Hercules.
This god was the son of Zeus and the virgin Alcmeni. His mother, like the mother of Jesus, retained her virginity after the birth of her child. The Greek babe, like the Jewish babe, had an enemy. Hera attempted to destroy the former, just as Herod afterward attempted to destroy the latter. Like Christ he died a death of agony. When his labors were finished, he closed his earthly career by mounting a funeral pyre from which, surrounded by a dark cloud, amid thunder and lightning, he ascended to heaven.
The Tyrian Hercules was worshiped by the Jews, and Jason, the Jewish high-priest, sent a religious embassy with an offering of 300 drachms of silver to this god.
Prof. Meinhold, of the University of Bonn, says: “The transfiguration and ascension of Christ may be compared to the heathen apotheosis of such heroes as Hercules, while the story of the descent into Hades is modeled after such narratives as those describing the visit of Hercules and Theseus to the lower world.”
Max Muller pronounces Hercules a solar god. His twelve labors, like the twelve apostles of Christ, correspond to the twelve signs of the Zodiac. Christians have admitted the resemblance of this god to Christ. Parkhurst’s “Hebrew Lexicon” says: “The labors of Hercules seem to have had a still higher view and to have been originally designed as emblematical memorials of what the real son of God and savior of the world was to do and suffer for our sakes.”

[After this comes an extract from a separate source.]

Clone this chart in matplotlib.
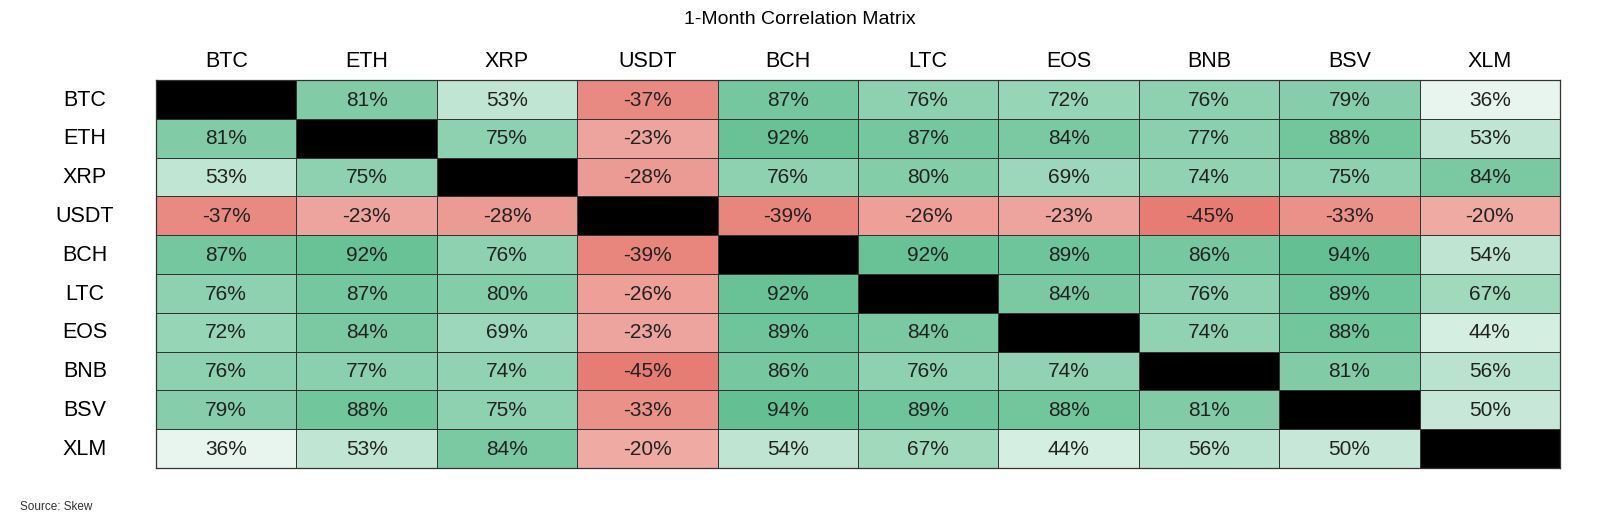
import numpy as np
import matplotlib
matplotlib.use("Agg")
import matplotlib.pyplot as plt
from matplotlib.colors import LinearSegmentedColormap, TwoSlopeNorm

plt.rcParams['font.family'] = ['Liberation Sans', 'DejaVu Sans']

assets = ["BTC", "ETH", "XRP", "USDT", "BCH", "LTC", "EOS", "BNB", "BSV", "XLM"]
btc = [100, 81, 53, -37, 87, 76, 72, 76, 79, 36]
eth = [81, 100, 75, -23, 92, 87, 84, 77, 88, 53]
xrp = [53, 75, 100, -28, 76, 80, 69, 74, 75, 84]
usdt = [-37, -23, -28, 100, -39, -26, -23, -45, -33, -20]
bch = [87, 92, 76, -39, 100, 92, 89, 86, 94, 54]
ltc = [76, 87, 80, -26, 92, 100, 84, 76, 89, 67]
eos = [72, 84, 69, -23, 89, 84, 100, 74, 88, 44]
bnb = [76, 77, 74, -45, 86, 76, 74, 100, 81, 56]
bsv = [79, 88, 75, -33, 94, 89, 88, 81, 100, 50]
xlm = [36, 53, 84, -20, 54, 67, 44, 56, 50, 100]

M = np.array([btc, eth, xrp, usdt, bch, ltc, eos, bnb, bsv, xlm], dtype=float)
n = len(assets)
mask = np.eye(n, dtype=bool)
Mm = np.ma.masked_array(M, mask=mask)

cmap = LinearSegmentedColormap.from_list("rwg", ["#E67C73", "#FFFFFF", "#57BB8A"])
cmap.set_bad("black")
norm = TwoSlopeNorm(vmin=M.min(), vcenter=(M.min() + M.max()) / 2 - 2, vmax=M.max())

fig = plt.figure(figsize=(16, 5.23), dpi=100)
ax = fig.add_axes([156/1600, 1 - 468/523, (1560-156)/1600, (468-80)/523])
ax.pcolormesh(np.arange(n+1), np.arange(n+1), Mm, cmap=cmap, norm=norm,
              edgecolor="#333333", linewidth=0.6)
ax.set_xlim(0, n)
ax.set_ylim(n, 0)
ax.set_xticks([])
ax.set_yticks([])
for s in ax.spines.values():
    s.set_color("#333333")
    s.set_linewidth(0.9)

for i in range(n):
    for j in range(n):
        if i != j:
            ax.text(j + 0.5, i + 0.52, f"{int(M[i, j])}%", ha="center", va="center",
                    fontsize=15, color="#222222")

for k, a in enumerate(assets):
    ax.text(k + 0.5, -0.47, a, ha="center", va="center", fontsize=15.5, color="black")
    fig.text(85/1600, 1 - (100 + k*38.8)/523, a, ha="center", va="center", fontsize=15.5, color="black")

fig.text(0.5, 1 - 20/523, "1-Month Correlation Matrix", ha="center", va="center", fontsize=14)
fig.text(20/1600, 1 - 507/523, "Source: Skew", ha="left", va="center", fontsize=8.5, color="#333333")

fig.savefig("out.png", dpi=100)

The Rev. Heinrich Rower says: “We are all acquainted with the fact that in their mythological legends the Greeks and the Romans and other nations of antiquity speak of certain persons as the sons of the gods. An example of this is Hercules, the Greek hero, who is the son of Jupiter, and an earthly mother. * * * All those men who performed greater deeds than those which human beings usually do are regarded by antiquity as of divine origin. This Greek and heathen notion has been applied to the New Testament and churchly conception of the person of Jesus. We must remember that at the time when Christianity sprang into evidence, Greek culture and Greek religion spread over the whole world. It is accordingly nothing remarkable that the Christians took from the heathens the highest religious conceptions that they possessed, and transferred them to Jesus. They accordingly called him the son of God, and declared that he had been supernaturally born of a virgin. This is the Greek and heathen influence which has determined the character of the account given by Matthew and Luke concerning the birth of Jesus.”